4 Experimental Setups

Datasets: We have experimented with three datasets namely Bomb Blast, Reuters-21578, and 20-Newsgroups respectively as described in Table 1. The Bomb Blast dataset is our locally collected and processed dataset, which consist of 855 news articles reporting 53 different bomb blast events occurred in different parts of India. The Reuters-21578 dataset consists of 5,485 documents spanning across 8 clusters and 20-Newsgroups dataset consists of 11,293 documents spanning across 20 clusters. Among the three datasets, Bomb Blast has most occurrences of named entities while Reuters dataset has least occurrences of named entities in the documents. Bomb blast dataset mostly has the person, location and organization name whereas 20-Newsgroups dataset has only person and organization names. Reuters-21578 dataset is mostly related to business articles and hence has a limited number of named entities.

Table 1. Characteristics of the experimental datasets. NE represent named entity

Experimental Setup: We have experimented with different Document-Topic Dirichlet parameter \(\alpha \) and set it as 0.1 for all LDA, SeededLDA and PNE-LDA as \(\alpha =0.1\) provides best result for all three datasets. For LDA, we have Topic-Word Dirichlet parameter \(\eta \) to 0.2 for Bomb blast Dataset, \(\eta \) to 0.3 for Reuters Dataset and \(\eta \) to 0.2 for 20-Newsgroup. For PNE-LDA and Seeded-LDA, to assign higher weights to named entities, we have assigned the weights of \(\eta _1\) less than \(\eta _2\) for all three datasets. For SeededLDA we have used the same value of \(\eta _1\) and \(\eta _2\) as PNE-LDA corresponding to three datasets. For Bomb blast dataset, we have set the topic-prioritized named entity Dirichlet parameter \(\eta _1\) as 0.1 and topic-general word Dirichlet parameter \(\eta _2\) as 0.2. For Reuters dataset, we have set \(\eta _1\) as 0.2 and \(\eta _2\) as 0.3 respectively. For 20-Newsgroup, we have set \(\eta _1\) as 0.1 and \(\eta _2\) as 0.2 respectively. Although we have experimented with other combination of \(\eta _1\) (0.1, 0.2, 0.3, 0.4) and \(\eta _2\) (0.1, 0.2, 0.3, 0.4), but we are reporting parameter with the best performance with respect to both F-measure and RandIndex. We have run 120 iterations of Gibbs sampling for all the LDA and PNE-LDA experiments.
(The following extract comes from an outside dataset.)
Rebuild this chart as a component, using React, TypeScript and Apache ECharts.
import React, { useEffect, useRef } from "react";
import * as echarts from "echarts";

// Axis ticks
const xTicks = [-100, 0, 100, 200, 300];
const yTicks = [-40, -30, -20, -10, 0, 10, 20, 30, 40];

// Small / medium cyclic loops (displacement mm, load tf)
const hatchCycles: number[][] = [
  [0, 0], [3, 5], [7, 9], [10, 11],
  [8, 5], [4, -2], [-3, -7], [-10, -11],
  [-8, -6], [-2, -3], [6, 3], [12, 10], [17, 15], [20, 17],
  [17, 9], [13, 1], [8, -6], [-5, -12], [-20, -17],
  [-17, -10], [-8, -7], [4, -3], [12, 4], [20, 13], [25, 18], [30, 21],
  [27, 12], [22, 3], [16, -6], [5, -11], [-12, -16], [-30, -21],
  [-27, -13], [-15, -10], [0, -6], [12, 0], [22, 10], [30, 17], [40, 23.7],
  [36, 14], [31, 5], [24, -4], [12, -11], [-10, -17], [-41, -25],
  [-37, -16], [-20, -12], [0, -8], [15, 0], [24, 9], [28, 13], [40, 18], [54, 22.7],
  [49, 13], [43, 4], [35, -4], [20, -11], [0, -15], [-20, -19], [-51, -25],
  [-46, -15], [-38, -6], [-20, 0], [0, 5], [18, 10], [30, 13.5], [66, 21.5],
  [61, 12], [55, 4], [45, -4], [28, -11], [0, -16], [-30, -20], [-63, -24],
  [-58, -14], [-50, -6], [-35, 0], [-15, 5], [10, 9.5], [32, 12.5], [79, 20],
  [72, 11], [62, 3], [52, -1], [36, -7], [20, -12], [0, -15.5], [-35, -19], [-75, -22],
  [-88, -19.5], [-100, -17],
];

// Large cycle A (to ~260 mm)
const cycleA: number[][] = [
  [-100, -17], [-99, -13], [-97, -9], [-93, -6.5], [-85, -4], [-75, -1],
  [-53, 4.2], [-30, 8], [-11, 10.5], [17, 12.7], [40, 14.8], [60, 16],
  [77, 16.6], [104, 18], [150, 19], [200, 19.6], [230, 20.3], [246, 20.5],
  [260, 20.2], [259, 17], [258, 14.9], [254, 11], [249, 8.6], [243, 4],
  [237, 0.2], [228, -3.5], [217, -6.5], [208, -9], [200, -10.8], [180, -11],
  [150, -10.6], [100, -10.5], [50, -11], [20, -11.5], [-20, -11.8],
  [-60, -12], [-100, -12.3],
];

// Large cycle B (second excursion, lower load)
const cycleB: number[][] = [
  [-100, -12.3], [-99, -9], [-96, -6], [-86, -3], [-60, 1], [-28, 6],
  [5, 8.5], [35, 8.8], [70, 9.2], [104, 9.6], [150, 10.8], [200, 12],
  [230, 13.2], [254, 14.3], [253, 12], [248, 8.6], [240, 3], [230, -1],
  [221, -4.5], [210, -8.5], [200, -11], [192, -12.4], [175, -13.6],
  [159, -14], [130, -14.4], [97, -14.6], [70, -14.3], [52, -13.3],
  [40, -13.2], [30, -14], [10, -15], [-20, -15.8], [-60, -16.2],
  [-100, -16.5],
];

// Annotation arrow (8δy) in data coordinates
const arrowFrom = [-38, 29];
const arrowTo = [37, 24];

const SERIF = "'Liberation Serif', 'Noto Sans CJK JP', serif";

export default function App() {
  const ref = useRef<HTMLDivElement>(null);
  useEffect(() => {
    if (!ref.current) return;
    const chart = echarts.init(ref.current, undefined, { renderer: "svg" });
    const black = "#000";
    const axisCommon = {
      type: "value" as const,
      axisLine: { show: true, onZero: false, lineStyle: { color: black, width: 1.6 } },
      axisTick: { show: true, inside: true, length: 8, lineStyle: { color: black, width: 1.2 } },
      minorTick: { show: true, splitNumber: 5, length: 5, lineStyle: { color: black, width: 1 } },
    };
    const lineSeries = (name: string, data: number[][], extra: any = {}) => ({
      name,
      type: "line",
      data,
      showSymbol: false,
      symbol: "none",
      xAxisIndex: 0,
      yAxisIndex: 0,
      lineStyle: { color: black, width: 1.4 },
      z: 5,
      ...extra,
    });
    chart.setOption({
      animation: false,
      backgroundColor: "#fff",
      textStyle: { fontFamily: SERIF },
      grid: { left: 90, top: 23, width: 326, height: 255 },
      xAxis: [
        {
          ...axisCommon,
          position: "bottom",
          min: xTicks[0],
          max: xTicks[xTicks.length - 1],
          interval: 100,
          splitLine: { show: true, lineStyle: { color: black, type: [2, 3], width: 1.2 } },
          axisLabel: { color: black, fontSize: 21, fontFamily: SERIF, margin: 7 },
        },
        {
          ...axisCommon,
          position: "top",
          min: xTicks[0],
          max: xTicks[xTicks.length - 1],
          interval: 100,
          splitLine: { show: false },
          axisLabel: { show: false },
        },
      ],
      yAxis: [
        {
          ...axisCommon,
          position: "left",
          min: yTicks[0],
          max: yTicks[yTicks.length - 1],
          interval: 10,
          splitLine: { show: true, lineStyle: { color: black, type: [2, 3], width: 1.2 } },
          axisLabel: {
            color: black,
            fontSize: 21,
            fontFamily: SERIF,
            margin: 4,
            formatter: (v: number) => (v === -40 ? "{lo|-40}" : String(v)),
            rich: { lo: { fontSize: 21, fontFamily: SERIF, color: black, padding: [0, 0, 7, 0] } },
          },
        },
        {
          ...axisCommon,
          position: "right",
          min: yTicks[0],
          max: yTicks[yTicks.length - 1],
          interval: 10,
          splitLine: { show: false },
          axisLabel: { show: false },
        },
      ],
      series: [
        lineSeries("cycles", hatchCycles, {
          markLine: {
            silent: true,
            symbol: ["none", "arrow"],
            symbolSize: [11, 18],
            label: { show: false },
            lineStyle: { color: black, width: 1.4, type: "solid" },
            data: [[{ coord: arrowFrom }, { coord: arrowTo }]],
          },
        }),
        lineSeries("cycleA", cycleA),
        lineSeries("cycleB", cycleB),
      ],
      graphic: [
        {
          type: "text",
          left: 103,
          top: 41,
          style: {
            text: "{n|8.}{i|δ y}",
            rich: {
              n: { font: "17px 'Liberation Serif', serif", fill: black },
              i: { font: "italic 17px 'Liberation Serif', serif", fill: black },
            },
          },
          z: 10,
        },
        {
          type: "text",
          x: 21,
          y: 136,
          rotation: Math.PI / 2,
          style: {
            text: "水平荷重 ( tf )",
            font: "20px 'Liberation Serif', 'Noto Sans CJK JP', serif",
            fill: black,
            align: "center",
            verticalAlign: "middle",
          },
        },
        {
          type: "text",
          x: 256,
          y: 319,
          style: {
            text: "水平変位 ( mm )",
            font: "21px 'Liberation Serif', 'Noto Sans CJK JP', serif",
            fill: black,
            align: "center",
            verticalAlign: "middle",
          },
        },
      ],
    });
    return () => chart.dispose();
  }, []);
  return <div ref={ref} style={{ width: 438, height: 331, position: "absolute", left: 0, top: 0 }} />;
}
In order to investigate the performance of different methods, we have used the document clustering task to measure the quality of topics given by LDA, SeededLDA and PNE-LDA. For all the experimental setups, we consider the number of topics as the number of clusters present in the respective datasets as shown in Table 1. LDA, SeededLDA and PNE-LDA returns the document-topic proportions. Each document is assigned to the cluster defined by the topic with maximum proportions. Once each document is assigned with a cluster id (which is topic id with maximum proportions), we evaluate clustering performance using F-measure and RandIndex.
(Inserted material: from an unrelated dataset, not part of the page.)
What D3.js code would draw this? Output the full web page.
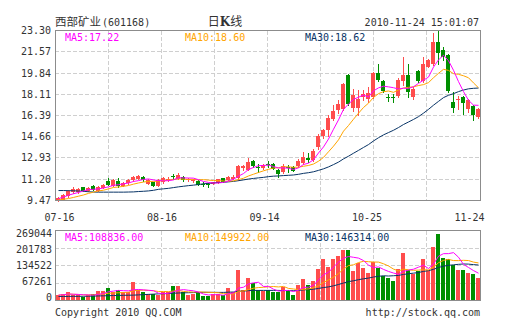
<!DOCTYPE html>
<html><head><meta charset="utf-8">
<script src="https://cdn.jsdelivr.net/npm/d3@7"></script>
<style>body{margin:0;background:#fff}svg{display:block}</style>
</head><body><svg id="c" width="505" height="330"></svg>
<script>
// ---------- data ----------
const openP = [9.50,9.52,9.80,10.15,10.15,10.55,10.28,10.64,10.28,10.50,
11.02,10.69,11.04,10.69,10.91,11.10,11.23,11.42,10.83,10.96,
10.69,10.96,11.15,11.44,11.23,11.42,11.10,11.02,11.04,10.85,
10.78,10.83,10.91,11.26,11.15,11.23,11.31,12.10,11.99,12.72,
12.20,12.10,12.45,12.40,11.99,11.78,12.18,12.18,12.24,12.51,
12.94,12.75,13.80,14.68,15.17,16.11,16.85,16.93,19.64,17.01,
17.01,17.93,17.71,17.88,19.83,19.23,17.90,17.90,17.96,19.23,
19.64,17.88,19.99,19.23,20.37,20.59,22.35,21.73,21.27,17.47,
17.61,17.93,16.93,17.12,16.25];
const highP = [9.72,10.00,10.35,10.55,10.50,10.60,10.60,10.70,10.62,10.85,
11.30,11.20,11.30,11.00,11.20,11.50,11.55,11.50,11.20,11.00,
11.20,11.37,11.37,11.59,11.70,11.45,11.30,11.25,11.10,10.96,
10.91,11.00,11.25,11.30,11.50,11.55,12.32,12.35,12.91,12.80,
12.40,12.40,12.70,12.50,12.05,12.45,12.35,12.30,12.86,13.40,
13.32,13.65,14.85,15.30,16.39,17.20,17.61,19.05,19.75,18.55,
18.42,18.42,18.69,19.91,20.59,19.30,18.15,18.10,19.40,21.13,
20.59,18.69,20.10,21.13,21.00,23.08,23.30,21.95,21.35,18.28,
18.01,18.01,17.74,17.20,17.00];
const lowP = [9.47,9.50,9.78,10.12,10.10,10.25,10.25,10.30,10.25,10.45,
10.72,10.65,10.55,10.65,10.85,11.05,11.20,11.05,10.80,10.65,
10.65,10.90,11.04,11.23,11.20,11.05,11.05,10.98,10.72,10.61,
10.55,10.80,10.88,10.95,11.10,11.20,11.15,11.95,11.95,12.20,
11.78,12.00,12.18,12.00,11.42,11.70,11.80,11.85,12.20,12.45,
12.59,12.68,13.67,14.55,14.68,16.00,16.55,16.85,17.20,16.79,
16.39,17.61,17.47,17.80,19.23,18.30,17.55,17.50,17.90,18.83,
17.88,17.74,19.15,19.15,20.30,20.50,20.59,20.86,18.30,16.66,
16.93,16.52,16.66,15.98,16.20];
const closeP = [9.68,9.93,10.23,10.37,10.42,10.28,10.50,10.34,10.55,10.77,
10.75,11.10,10.61,10.91,11.10,11.37,11.45,11.10,11.10,10.69,
11.15,11.29,11.20,11.40,11.56,11.10,11.23,11.15,10.77,10.83,
10.75,10.96,11.18,10.99,11.42,11.42,12.24,12.24,12.64,12.24,
12.16,12.32,12.40,12.05,11.64,12.24,12.13,11.91,12.72,12.99,
12.80,13.50,14.68,15.17,16.20,16.79,17.30,18.96,17.33,18.09,
17.69,18.15,18.20,19.83,19.29,18.37,17.88,17.86,19.29,19.64,
18.28,18.55,19.23,20.59,20.91,22.35,21.46,21.13,18.37,17.01,
17.74,17.39,17.61,16.39,16.93];
const volume = [20700,23300,31000,20700,20700,14200,20700,25900,36200,36200,
49100,33600,38800,31000,33600,69800,38800,31000,23300,25900,
20700,33600,33600,54300,54300,33600,20700,23300,31000,15500,
15500,25900,23300,20700,46500,31000,116400,40100,85300,67200,
41400,36200,41400,31000,31000,51700,38800,19400,58200,81500,
58200,75000,121600,159100,128000,159100,170700,194000,194000,112500,
143600,124200,106000,146200,125500,95700,85400,75000,120300,183700,
119000,103500,113800,159100,119000,204000,255000,163000,160000,138000,
116000,117000,104000,100000,87000];
// moving-average values before a full window exists
const ma5Head = [9.62,9.75,9.90,10.02];
const ma10Head = [9.52,9.57,9.63,9.72,9.82,9.92,10.05,10.15,10.25];
const ma30Head = [10.28,10.28,10.27,10.26,10.24,10.22,10.18,10.16,10.15,10.15,
10.15,10.15,10.15,10.15,10.16,10.17,10.20,10.22,10.25,10.30,
10.38,10.42,10.46,10.52,10.58,10.63,10.68,10.72,10.77];
const volMa30Head = [15500,15500,15800,16000,16000,16200,16500,17000,17500,18000,
18500,19000,19500,20000,20300,20600,21500,22500,23500,24500,
25500,26000,27000,28000,28800,29500,30000,30500,30800];

const priceTicks = ["9.47","11.20","12.93","14.66","16.39","18.11","19.84","21.57","23.30"];
const volTicks = [0,67261,134522,201783,269044];
const dateLabels = ["07-16","08-16","09-14","10-25","11-24"];
const dateIdx = [0,21,42,63,84];
const stockName = "西部矿业", stockCode = "(601168)", stamp = "2010-11-24 15:01:07";
const priceLegend = ["MA5:17.22","MA10:18.60","MA30:18.62"];
const volLegend = ["MA5:108836.00","MA10:149922.00","MA30:146314.00"];
const footerLeft = "Copyright 2010 QQ.COM", footerRight = "http://stock.qq.com";

// ---------- drawing ----------
const C = {up:"#ff4d4d", down:"#008f00", ma5:"#ff00ff", ma10:"#ffa500", ma30:"#083466",
  grid:"#cfcfcf", frame:"#8c8c8c", text:"#333"};
const mono = "'DejaVu Sans Mono', monospace";
const cjk = "'Noto Sans CJK SC', sans-serif";
const svg = d3.select("#c");
const n = closeP.length;
const L = 55, R = 480, PT = 30.5, PB = 200.5, VT = 230.5, VB = 300.5;

const x = d3.scaleBand().domain(d3.range(n)).range([L, R]).paddingInner(0.2).paddingOuter(0.1);
const xc = i => Math.round(x(i)) + 2.5;
const y = d3.scaleLinear().domain([+priceTicks[0], +priceTicks[priceTicks.length-1]]).range([PB, PT]);
const yv = d3.scaleLinear().domain([0, volTicks[volTicks.length-1]]).range([VB, VT]);
const yvLab = d3.scaleLinear().domain([0, volTicks[volTicks.length-1]]).range([297.5, 233.5]);
const xLab = d3.scaleLinear().domain([0, n-1]).range([59.5, 469.5]);
const snap = v => Math.round(v - 0.5) + 0.5;

function ma(vals, k, head){
  return vals.map((v,i)=> i < k-1 ? (head ? head[i] : d3.mean(vals.slice(0,i+1)))
                                  : d3.mean(vals.slice(i-k+1, i+1)));
}

// grids
const vgrid = d3.range(1,8).map(k => snap(L + k*(R-L)/8));
function grid(top, bottom, ys){
  const g = svg.append("g").attr("stroke", C.grid).attr("stroke-dasharray","4,2").attr("shape-rendering","crispEdges");
  ys.forEach(v => g.append("line").attr("x1",L).attr("x2",R).attr("y1",v).attr("y2",v));
  vgrid.forEach(v => g.append("line").attr("x1",v).attr("x2",v).attr("y1",top).attr("y2",bottom));
}
grid(PT, PB, priceTicks.slice(1,-1).map(t => snap(y(+t))));
grid(VT, VB, volTicks.slice(1,-1).map(t => snap(yv(t))));

// candles
const up = i => closeP[i] >= openP[i];
const cg = svg.append("g").attr("shape-rendering","crispEdges");
d3.range(n).forEach(i => {
  const col = up(i) ? C.up : C.down;
  cg.append("line").attr("x1",xc(i)).attr("x2",xc(i))
    .attr("y1",Math.round(y(highP[i]))).attr("y2",Math.round(y(lowP[i]))+1).attr("stroke",col);
  const t = Math.round(y(Math.max(openP[i],closeP[i]))), b = Math.round(y(Math.min(openP[i],closeP[i])));
  cg.append("rect").attr("x",Math.round(x(i))).attr("width",Math.round(x.bandwidth()))
    .attr("y",t).attr("height",Math.max(1,b-t)).attr("fill",col);
});
// volume bars
const vg = svg.append("g").attr("shape-rendering","crispEdges");
d3.range(n).forEach(i => {
  const t = Math.round(yv(volume[i]));
  vg.append("rect").attr("x",Math.round(x(i))).attr("width",Math.round(x.bandwidth()))
    .attr("y",t).attr("height",Math.round(VB)-t).attr("fill", up(i) ? C.up : C.down);
});

// MA lines
function maLine(vals, ys, col){
  svg.append("path").datum(vals).attr("fill","none").attr("stroke",col).attr("stroke-width",1)
    .attr("d", d3.line().x((d,i)=>xc(i)).y(d=>ys(d)));
}
maLine(ma(closeP,30,ma30Head), y, C.ma30);
maLine(ma(closeP,10,ma10Head), y, C.ma10);
maLine(ma(closeP,5,ma5Head), y, C.ma5);
maLine(ma(volume,30,volMa30Head), yv, C.ma30);
maLine(ma(volume,10), yv, C.ma10);
maLine(ma(volume,5), yv, C.ma5);

// frames
[[PT,PB],[VT,VB]].forEach(([t,b]) => svg.append("rect").attr("x",L+0.5).attr("y",t)
  .attr("width",R-L-1+1).attr("height",b-t).attr("fill","none").attr("stroke",C.frame)
  .attr("shape-rendering","crispEdges"));

// axis labels
const txt = (s, xx, yy, o={}) => svg.append("text").attr("x",xx).attr("y",yy)
  .attr("font-family", o.font || mono).attr("font-size", o.size || 10)
  .attr("fill", o.fill || C.text).attr("text-anchor", o.anchor || "start").text(s);
priceTicks.forEach(t => txt(t, 51, y(+t)+3.5, {anchor:"end"}));
volTicks.forEach(t => txt(String(t), 52, yvLab(t)+3.5, {anchor:"end"}));
dateLabels.forEach((d,k) => txt(d, xLab(dateIdx[k]), 220.5, {anchor:"middle"}));

// legends
const legX = [65,185,305], legCol = [C.ma5, C.ma10, C.ma30];
priceLegend.forEach((s,k) => txt(s, legX[k], 40.5, {fill:legCol[k]}));
volLegend.forEach((s,k) => txt(s, legX[k], 240.5, {fill:legCol[k]}));

// header
txt(stockName, 55, 26, {font:cjk, size:11.5});
txt(stockCode, 102, 25.5);
const h = svg.append("text").attr("x",225).attr("y",26).attr("text-anchor","middle")
  .attr("font-family",cjk).attr("font-size",12).attr("fill",C.text);
h.append("tspan").text("日");
h.append("tspan").attr("font-weight","bold").attr("font-family","'DejaVu Serif', serif").text("K");
h.append("tspan").text("线");
txt(stamp, 479, 25.5, {anchor:"end"});
txt(footerLeft, 55, 315.5);
txt(footerRight, 480, 315.5, {anchor:"end"});
</script></body></html>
Table 2. Topic evaluation of LDA, PNE-LDA and SeededLDA over Bomb Blast, Reuters-21578 and 20-Newsgroups datasets.

Observations: Table 2 represents comparative study of topic quality given given by three models LDA, PNE-LDA, and SeededLDA. As shown in the table, the proposed PNE-LDA outperforms both LDA and seeded LDA for both Bomb Blast and 20-Newsgroups. As mentioned above, topics in these two datasets are named entity driven. Whereas, in less named entity driven dataset (Reuter-21578), PNE-LDA under-performs both LDA and SeededLDA. It is evident from these observation that the proposed PNE-LDA is more effective to determine real world events which can be represented by named entities defining the topics.
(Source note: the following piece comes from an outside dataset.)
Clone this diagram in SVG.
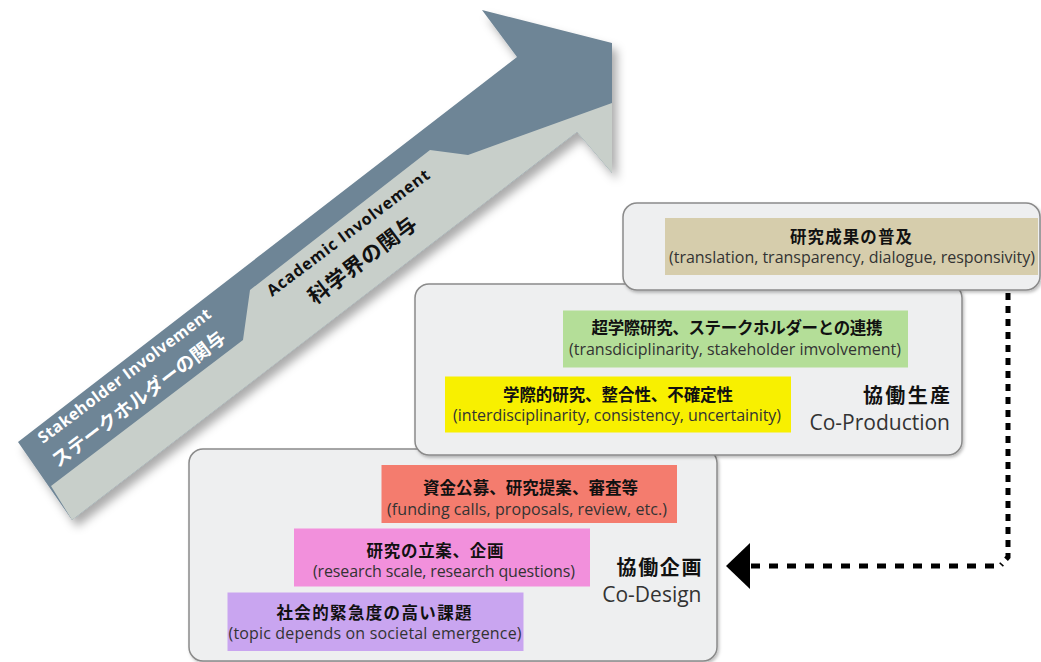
<svg xmlns="http://www.w3.org/2000/svg" width="1041" height="662" viewBox="0 0 1041 662">
<defs>
<filter id="arrowShadow" x="-10%" y="-10%" width="130%" height="130%">
<feDropShadow dx="5" dy="7" stdDeviation="5" flood-color="#000" flood-opacity="0.33"/>
</filter>
<filter id="boxShadow" x="-5%" y="-5%" width="110%" height="115%">
<feDropShadow dx="1.5" dy="2" stdDeviation="1.5" flood-color="#000" flood-opacity="0.25"/>
</filter>
<marker id="arrowHead" viewBox="0 0 24 46" refX="0" refY="23" markerWidth="24" markerHeight="46" markerUnits="userSpaceOnUse" orient="auto">
<path d="M0,0 L24,23 L0,46 Z" fill="#000"/>
</marker>
</defs>
<style>
.box{fill:#eeeff0;stroke:#8a8a8a;stroke-width:1.5}
.jp{font-family:"Noto Sans CJK JP","Noto Sans CJK SC",sans-serif;font-weight:700;font-size:16.5px;fill:#111;text-anchor:middle}
.en{font-family:"Open Sans","Noto Sans",sans-serif;font-size:16px;fill:#333;text-anchor:middle}
.tjp{font-family:"Noto Sans CJK JP","Noto Sans CJK SC",sans-serif;font-weight:700;font-size:20px;fill:#111;text-anchor:end}
.ten{font-family:"Open Sans","Noto Sans",sans-serif;font-size:21px;fill:#333;text-anchor:end}
.aen{font-family:"Open Sans","Noto Sans",sans-serif;font-weight:700;font-size:16px}
.ajp{font-family:"Noto Sans CJK JP","Noto Sans CJK SC",sans-serif;font-weight:700}
.dash{fill:none;stroke:#000;stroke-width:5}
</style>
<rect width="1041" height="662" fill="#fff"/>

<g id="arrow-involvement">
<g filter="url(#arrowShadow)">
<polygon points="18,442 517,57 482,10 612,43 612,173 577,132 72,520" fill="#6e8596"/>
</g>
<polygon points="51,486 243,340 250,290 430,150 468,155 612,103 612,173 577,132 72,520" fill="#c8cfca"/>
<text class="aen" fill="#fff" transform="translate(43,444) rotate(-37)" textLength="212">Stakeholder Involvement</text>
<text class="ajp" fill="#fff" font-size="19" transform="translate(58,468) rotate(-37)" textLength="212">ステークホルダーの関与</text>
<text class="aen" fill="#111" transform="translate(272,297) rotate(-37)" textLength="199">Academic Involvement</text>
<text class="ajp" fill="#111" font-size="21" transform="translate(315,305) rotate(-37)" textLength="130">科学界の関与</text>
</g>

<g id="co-design">
<rect class="box" filter="url(#boxShadow)" x="189" y="449" width="528" height="212" rx="14"/>
<rect x="381.5" y="465" width="295.5" height="58" fill="#f47c6e"/>
<text class="jp" x="530.5" y="494" textLength="215">資金公募、研究提案、審査等</text>
<text class="en" x="527" y="515" textLength="280">(funding calls, proposals, review, etc.)</text>
<rect x="294" y="528.5" width="296" height="58" fill="#f290dc"/>
<text class="jp" x="435" y="557" textLength="137">研究の立案、企画</text>
<text class="en" x="444" y="577" textLength="262">(research scale, research questions)</text>
<rect x="227.5" y="592.5" width="296" height="58.5" fill="#c9a5f0"/>
<text class="jp" x="374" y="619" textLength="195">社会的緊急度の高い課題</text>
<text class="en" x="375" y="639" textLength="293">(topic depends on societal emergence)</text>
<text class="tjp" x="701.5" y="574.5" textLength="85">協働企画</text>
<text class="ten" x="701.5" y="601.5">Co-Design</text>
</g>

<g id="co-production">
<rect class="box" filter="url(#boxShadow)" x="415" y="284" width="547" height="171" rx="14"/>
<rect x="563" y="310.5" width="345" height="57" fill="#b4de98"/>
<text class="jp" x="737" y="334" textLength="291">超学際研究、ステークホルダーとの連携</text>
<text class="en" x="735" y="355" textLength="332">(transdiciplinarity, stakeholder imvolvement)</text>
<rect x="445" y="376.5" width="346" height="56" fill="#f8f000"/>
<text class="jp" x="618" y="401" textLength="230">学際的研究、整合性、不確定性</text>
<text class="en" x="617" y="421" textLength="328">(interdisciplinarity, consistency, uncertainity)</text>
<text class="tjp" x="950" y="403" textLength="87">協働生産</text>
<text class="ten" x="950" y="430">Co-Production</text>
</g>

<g id="dissemination">
<rect class="box" filter="url(#boxShadow)" x="623" y="203" width="417" height="87" rx="14"/>
<rect x="665" y="218" width="373" height="57" fill="#d6cdac"/>
<text class="jp" x="851" y="243" textLength="122">研究成果の普及</text>
<text class="en" x="852" y="263" textLength="366">(translation, transparency, dialogue, responsivity)</text>
</g>

<g id="connectors">
<path class="dash" d="M1008,293 V557 L1001,565" stroke-dasharray="7 6"/>
<path class="dash" d="M994,566 H750" stroke-dasharray="9 9" marker-end="url(#arrowHead)"/>
</g>
</svg>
5 Conclusion and Future Work

In this paper, we propose a novel entity driven Topic modeling based model namely PNE-LDA, for clustering documents with high overlapping word and named entities driven clusters. From the various experimental observation over three datasets namely Bomb Blast, Reuters-21578 and 20-Newsgroups, it is observed that the proposed methods outperforms its state of the art counterparts namely LDA and SeededLDA over dataset with high occurrences of named entity. Thus the proposed method is more suitable for detecting real world events like bomb blasts.